Abbiamo cercato di lavorare ancora assieme per ben 35 anni. Siamo quasi riusciti a farlo per la trasposizione del mio romanzo Elsewhere, e oggi, finalmente, sembra che Friedkin dirigerà una miniserie a partire dalla mia risceneggiatura del primo Esorcista, che includerà una serie di storie secondarie presenti nel romanzo e che furono eliminate dal film, oltre a materiali completamente nuovi. Al momento stiamo cercando un produttore. Friedkin e io siamo davvero grandi amici, tanto che mi ha permesso di dargli alcuni consigli sul finale del suo ultimo lavoro, la messa in scena di Suor Angelica di Puccini, fortemente permeato da valori cattolici. Durante la realizzazione di L’esorcista, urlò che non intendeva produrre, e lo cito alla lettera, «uno spot per la Chiesa Cattolica»; oggi dorme invece con una copia del Vangelo di San Marco accanto al letto. Mi sembra evidente che anche lui, seppur ebreo, ha scoperto Cristo.

Prima di L’esorcista lei aveva sceneggiato assieme a Blake Edwards Uno sparo nel buio che ha dato l’avvio alla saga della Pantera Rosa. La divertì quel progetto?

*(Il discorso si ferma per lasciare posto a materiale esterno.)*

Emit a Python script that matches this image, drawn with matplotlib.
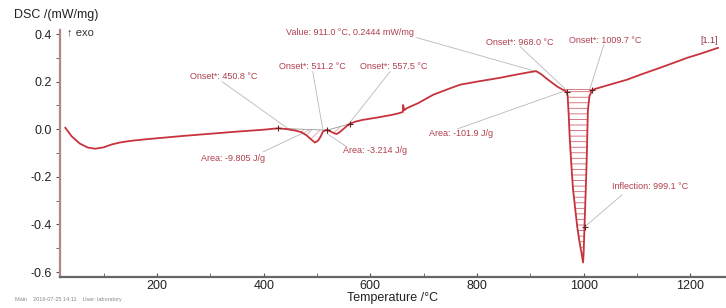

È impossibile non divertirsi quando Peter Sellers si aggira attorno alla tua macchina da scrivere notte e giorno! Ho cominciato a scrivere la sceneggiatura di Uno sparo nel buio durante il viaggio in nave per l’Inghilterra insieme a  Blake e Peter, e a Londra alloggiavamo in tre suites comunicanti al Dorchester Hotel. Peter veniva a sbirciare i miei fogli e spesso cadeva letteralmente a terra in preda a un riso irrefrenabile. Altre volte passava semplicemente per chiacchierare, o per raccontarmi strani aneddoti, come di quando aveva venduto la sua vecchia casa perché era infestata dai fantasmi – pare che avesse preso quella decisione la sera in cui aveva visto i calzini che aveva abbandonato ai piedi del suo letto levitare! Mi ricordo che un giorno mi svegliò all’alba solamente per chiedermi di ripetere una barzelletta che voleva riferire a qualcun altro.  Quando fui pronto a rientrare negli Stati Uniti per consegnare la sceneggiatura a Shirley MacLaine, alla quale Edwards voleva affidare il ruolo della protagonista femminile, raccontai a Blake del mio libro sulla possessione demoniaca. L’idea gli piacque e disse che mi avrebbe anticipato i soldi così che potessi concentrarmi su questo lavoro. Ma quando ne parlai con il suo partner, Marty Jurow, questi spostò lo sguardo sulle mie scarpe e chiese «Bill, dove le hai comprate?». E non tornò mai più sul mio libro!

Lei ha lavorato con Edwards anche in Peter Gunn: 24 ore per l’assassino, Papà ma cosa hai fatto in guerra?, Operazione crepes souzettes e con Danny Kaye per The Man from The Diners Club. Come ha fatto uno sceneggiatore di commedie brillanti come lei a passare all’horror?

C’è stato un periodo in cui le commedie non andavano affatto di moda, tanto che si era smesso di produrne. E io ero uno sceneggiatore conosciuto per le sue commedie terribilmente farsesche; difficile riciclarmi come scrittore drammatico. Ragionavo sull’idea di un romanzo incentrato sulla possessione demonica dai tempi dell’Università, più con l’intento di mandare un messaggio apostolico che per diventare ricco e famoso. Avendo ormai parecchio tempo libero a disposizione, e i sussidi di disoccupazione su cui contare, decisi che era arrivato il momento per scrivere quel libro.

Quanto si sente legato a sue opere successive come L’esorcista III – Legion e La nona configurazione?

Per quanto riguarda L’esorcista III – Legion, di cui ho curato io stesso la regia nel 1990,  il processo è stato inverso a L’esorcista perché ho scritto prima la sceneggiatura del film e poi il romanzo. Per quanto riguarda La nona configurazione, la cui versione cinematografica ho sempre diretto io nel 1980, ho scritto invece il romanzo ben due volte. La prima edizione, pubblicata da Doubleday, era piuttosto comica; la seconda, pubblicata da Harper and Row dopo il grande successo di L’esorcista, più letteraria e drammatica. Usciranno assieme a breve in un’unica edizione negli Stati Uniti.

Attualmente qual è la cosa che in assoluto le fa più paura?

Venire a conoscenza che il ristorante Gusto di Roma ha eliminato la pizza numero 3 dal proprio menu!!!